# Join Data Using PostgreSQL and AWS #  
This notebook is an exercise in using [PostgreSQL](https://www.postgresql.org/) on an [AWS EC2](https://aws.amazon.com/ec2/) [Ubuntu](https://www.ubuntu.com/) instance to join data for cleaning.  
It also demonstrates using [sshtunnel](https://sshtunnel.readthedocs.io/en/latest/) and [SQLAlchemy](https://www.sqlalchemy.org/) to access SQL tables on the remote instance locally.

This is an exercise because the joins can be performed easily using [pandas](http://pandas.pydata.org/) and the data size does not necessitate a remote instance.
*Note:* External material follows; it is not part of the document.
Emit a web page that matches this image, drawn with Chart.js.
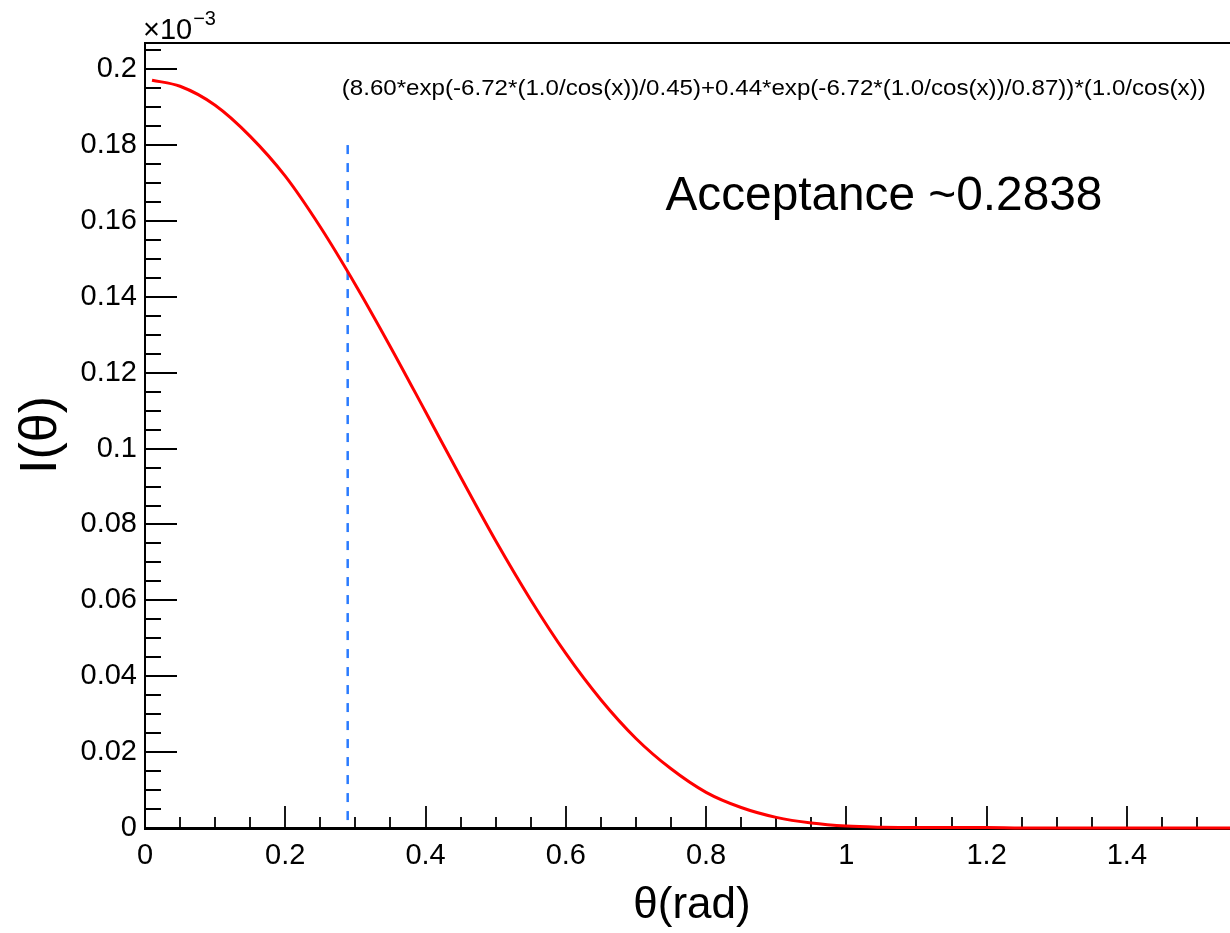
<!DOCTYPE html>
<html>
<head>
<meta charset="utf-8">
<script src="https://cdn.jsdelivr.net/npm/chart.js@4.4.0/dist/chart.umd.min.js"></script>
<style>
  html, body { margin: 0; padding: 0; background: #ffffff; }
  #wrap { width: 1230px; height: 933px; }
</style>
</head>
<body>
<div id="wrap"><canvas id="c" width="1230" height="933"></canvas></div>
<script>
// ---- data ----
const theta = [0.01, 0.05, 0.10, 0.15, 0.20, 0.25, 0.30, 0.35, 0.40, 0.45, 0.50, 0.55, 0.60, 0.65, 0.70, 0.75,
               0.80, 0.85, 0.90, 0.95, 1.00, 1.05, 1.10, 1.15, 1.20, 1.25, 1.30, 1.35, 1.40, 1.45, 1.50, 1.55];
const intensity = [0.1971, 0.1955, 0.1905, 0.1823, 0.1718, 0.1584, 0.1432, 0.1268, 0.1097, 0.0925, 0.0757, 0.0601,
                   0.0460, 0.0338, 0.0236, 0.0156, 0.0094, 0.0054, 0.0028, 0.0013, 0.0005, 0.0002, 0.0001, 0.0001,
                   0.0001, 0.0000, 0.0000, 0.0000, 0.0000, 0.0000, 0.0000, 0.0000];
const cutTheta = [0.289, 0.289];
const cutLevel = [0.18, 0.0];
const xTickValues = [0, 0.2, 0.4, 0.6, 0.8, 1.0, 1.2, 1.4];
const yTickValues = [0, 0.02, 0.04, 0.06, 0.08, 0.1, 0.12, 0.14, 0.16, 0.18, 0.2];
const xTitle = "θ(rad)";
const yTitle = "I(θ)";
const exponentBase = "×10";
const exponentPower = "−3";
const formulaText = "(8.60*exp(-6.72*(1.0/cos(x))/0.45)+0.44*exp(-6.72*(1.0/cos(x))/0.87))*(1.0/cos(x))";
const acceptanceText = "Acceptance ~0.2838";

const FONT = '"Liberation Sans", Arial, Helvetica, sans-serif';
const X_MIN = 0, X_MAX = 1.547, Y_MIN = 0, Y_MAX = 0.2069;

function fmt(v) { return String(+Number(v).toFixed(3)); }

const overlay = {
  id: 'overlay',
  beforeDatasetsDraw(chart) {
    const ctx = chart.ctx, a = chart.chartArea;
    const xs = chart.scales.x, ys = chart.scales.y;
    ctx.save();
    ctx.strokeStyle = '#000';
    // y ticks (inside frame, pointing right)
    ctx.lineWidth = 2;
    for (let i = 0; i * 0.005 <= Y_MAX + 1e-9; i++) {
      const py = Math.round(ys.getPixelForValue(i * 0.005));
      const len = (i % 4 === 0) ? 32 : 16;
      ctx.beginPath(); ctx.moveTo(a.left, py); ctx.lineTo(a.left + len, py); ctx.stroke();
    }
    // x ticks (inside frame, pointing up)
    ctx.lineWidth = 1.8;
    for (let i = 0; i * 0.05 <= X_MAX + 1e-9; i++) {
      const px = Math.round(xs.getPixelForValue(i * 0.05));
      const len = (i % 4 === 0) ? 22 : 11;
      ctx.beginPath(); ctx.moveTo(px, a.bottom); ctx.lineTo(px, a.bottom - len); ctx.stroke();
    }
    ctx.restore();
  },
  afterDraw(chart) {
    const ctx = chart.ctx, a = chart.chartArea;
    const xs = chart.scales.x, ys = chart.scales.y;
    ctx.save();
    // top frame line
    ctx.strokeStyle = '#000'; ctx.lineWidth = 2;
    ctx.beginPath(); ctx.moveTo(a.left, a.top); ctx.lineTo(a.right + 5, a.top); ctx.stroke();

    ctx.fillStyle = '#000';
    ctx.textBaseline = 'alphabetic';
    // exponent label
    ctx.textAlign = 'left';
    ctx.font = '29px ' + FONT;
    ctx.fillText(exponentBase, a.left - 2, 39);
    const wb = ctx.measureText(exponentBase).width;
    ctx.font = '20px ' + FONT;
    ctx.fillText(exponentPower, a.left - 2 + wb + 1, 25);

    // formula text, fitted to its width in the reference
    ctx.font = '22px ' + FONT;
    const fw = ctx.measureText(formulaText).width;
    const fx = xs.getPixelForValue(0.2805), fy = ys.getPixelForValue(0.1933);
    ctx.save();
    ctx.translate(fx, fy);
    ctx.scale(864 / fw, 1);
    ctx.fillText(formulaText, 0, 0);
    ctx.restore();

    // acceptance text
    ctx.font = '49px ' + FONT;
    const aw = ctx.measureText(acceptanceText).width;
    const ax = xs.getPixelForValue(0.742), ay = ys.getPixelForValue(0.1629);
    ctx.save();
    ctx.translate(ax, ay);
    ctx.scale(437 / aw, 1);
    ctx.fillText(acceptanceText, 0, 0);
    ctx.restore();

    // x title
    ctx.textAlign = 'center';
    ctx.font = '44px ' + FONT;
    ctx.fillText(xTitle, 692, 918);

    // y title (rotated)
    ctx.save();
    ctx.translate(56, 435);
    ctx.rotate(-Math.PI / 2);
    ctx.font = '52px ' + FONT;
    ctx.textAlign = 'center';
    ctx.fillText(yTitle, 0, 0);
    ctx.restore();
    ctx.restore();
  }
};

const curve = theta.map((t, i) => ({ x: t, y: intensity[i] }));
const cut = cutTheta.map((t, i) => ({ x: t, y: cutLevel[i] }));

new Chart(document.getElementById('c'), {
  type: 'line',
  data: {
    datasets: [
      {
        label: 'I(θ)',
        data: curve,
        borderColor: '#ff0000',
        borderWidth: 3,
        pointRadius: 0,
        cubicInterpolationMode: 'monotone',
        fill: false,
        clip: false
      },
      {
        label: 'cut',
        data: cut,
        borderColor: '#2a7bff',
        borderWidth: 2.5,
        borderDash: [9, 9],
        pointRadius: 0,
        fill: false,
        clip: false
      }
    ]
  },
  options: {
    responsive: false,
    animation: false,
    events: [],
    layout: { padding: { top: 43, right: 0, bottom: 0, left: 0 } },
    plugins: { legend: { display: false }, tooltip: { enabled: false }, title: { display: false } },
    scales: {
      x: {
        type: 'linear',
        min: X_MIN, max: X_MAX,
        afterFit(s) { s.height = 105; },
        afterBuildTicks(s) { s.ticks = xTickValues.map(v => ({ value: v })); },
        grid: { display: false, drawTicks: false },
        border: { display: true, color: '#000', width: 3 },
        ticks: {
          autoSkip: false, maxRotation: 0, padding: 11,
          color: '#000',
          font: { family: FONT, size: 29 },
          callback: (v) => fmt(v)
        }
      },
      y: {
        type: 'linear',
        min: Y_MIN, max: Y_MAX,
        afterFit(s) { s.width = 145; },
        afterBuildTicks(s) { s.ticks = yTickValues.map(v => ({ value: v })); },
        grid: { display: false, drawTicks: false },
        border: { display: true, color: '#000', width: 2 },
        ticks: {
          autoSkip: false, padding: 8,
          color: '#000',
          font: { family: FONT, size: 29 },
          callback: (v) => fmt(v)
        }
      }
    }
  },
  plugins: [overlay]
});
</script>
</body>
</html>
I wrote the necessary SQL schema and imported the data prior to running this notebook.

In [None]:
import pandas as pd
from sshtunnel import SSHTunnelForwarder
from sqlalchemy import create_engine

import pickle

### Setup SSH tunnel ###

In [None]:
# SSH config shortcut
SSH_CONFIG_SHORTCUT = INSTANCE

server = SSHTunnelForwarder(
    SSH_CONFIG_SHORTCUT,
    ssh_config_file=CONFIG_FILE,
    remote_bind_address=(ADDRESS)
)

server.start()

### Create SQLAlchemy engine to access SQL database on instance ###

In [None]:
# Postgres username, password, and database name
POSTGRES_IP_ADDRESS = ADDRESS ## This is localhost because SSH tunnel is active
POSTGRES_PORT = str(server.local_bind_port)
POSTGRES_USERNAME = USERNAME    
POSTGRES_PASSWORD = PASSWORD 
POSTGRES_DBNAME = DB

# A long string that contains the necessary Postgres login information
postgres_str = ('postgresql://{username}:{password}@{ipaddress}:{port}/{dbname}'
                .format(username=POSTGRES_USERNAME, 
                        password=POSTGRES_PASSWORD,
                        ipaddress=POSTGRES_IP_ADDRESS,
                        port=POSTGRES_PORT,
                        dbname=POSTGRES_DBNAME))

# Create the connection
cnx = create_engine(postgres_str)

### Perform join ###

In [None]:
raw_df = pd.read_sql_query('''SELECT * 
                                FROM filings
                                    RIGHT JOIN committees
                                    ON filings.committee = committees.name
                                    JOIN committee_data
                                    ON committees.committeeid = committee_data.committeeid
                                    RIGHT JOIN cf_committee_data
                                    ON committee_data.fec_id = cf_committee_data.id;''', cnx)

pickle.dump(raw_df,open('../pickle_jar/raw_join.p','wb'))

In [None]:
server.close()